I am in the 50/50 camp, the vote will split evenly which will favor Chavismo, but I know that the final number will be a matter of how motivated Chavismo is to go out and vote. I am assuming it is less motivated than in the February 2009 referendum, but not as lazy as in the 2007 one, thus my 50% split prediction. I do hope I am wrong.
But one has to view this election more in terms of goals. These are for em the major ones:
Base Scenario: Opposition obtains enough votes to stop Chavismo from having a two thirds majority.
This should be the most basic goal of the opposition, to obtain enough Deputies such that Chavez can no longer Legislate by whim as he has done in the last five years. Not getting to this level would represent a dramatic defeat for the opposition. Remarkably, this would occur if the opposition got below 47% of the vote, showing how rigged the system is, with 47% of the vote, you get less than 33% of the Deputies in the National Assembly. It looks like the opposition will achieve this.
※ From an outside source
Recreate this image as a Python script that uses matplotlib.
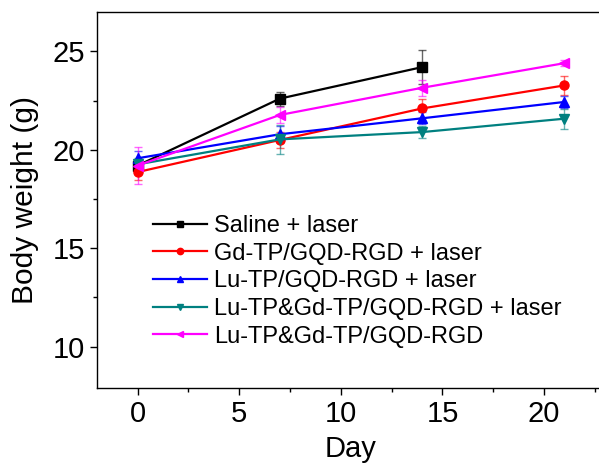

Second Best Case: The opposition obtains 50% of the popular vote.
Even if obtaining 50%+ of the popular vote will only give the opposition around 43% of the 165 Deputies, it would send a strong warning to Chavismo and would show the world that Chavez’ famous legitimacy does not exist as even in the face of a popular defeat, he retains control of the National Assembly.
Third Best Case: The opposition obtains a majority of the Deputies.
This happens around 53-54% of the popular vote and would be quite a dramatic victory for the opposition. Chavismo, which has been accustomed to not talking to anyone, will have to sit down. This will shake the confidence of the most ardent Chavista and will allow the opposition to open investigations on all cases of interest. Obviously Chavez will ignore and bypass the National Assembly, but the visibility of the opposition will increase dramatically.
Can this happen? Certainly. Large Chavista abstention in key areas of the interior of the country could swing the majority to the opposition. The opposition is motivated, we just don’t know how motivated Chavismo is or isn’t or if it is distributed geographically to produce this result.
Dramatic Opposition Victory: Opposition wins 66% of the National Assembly allowing it to change “revolutionary” laws.
This scenario is possible, only because of the redistricting and gerrymandering that has taken place, the opposition could reach this with as little as 58% of the popular vote. This is unlikely to happen unless disappointment is such that Chavismo stays at home. I don’t see it being that large.
I personally believe today that we will get the second case, a 50/50 split and around 60-plus opposition Deputies out of 165. The precise details will depend on abstention, with abstention on the Chavista side being more critical than that of the opposition.
Will update right before the election my prediction and any changes.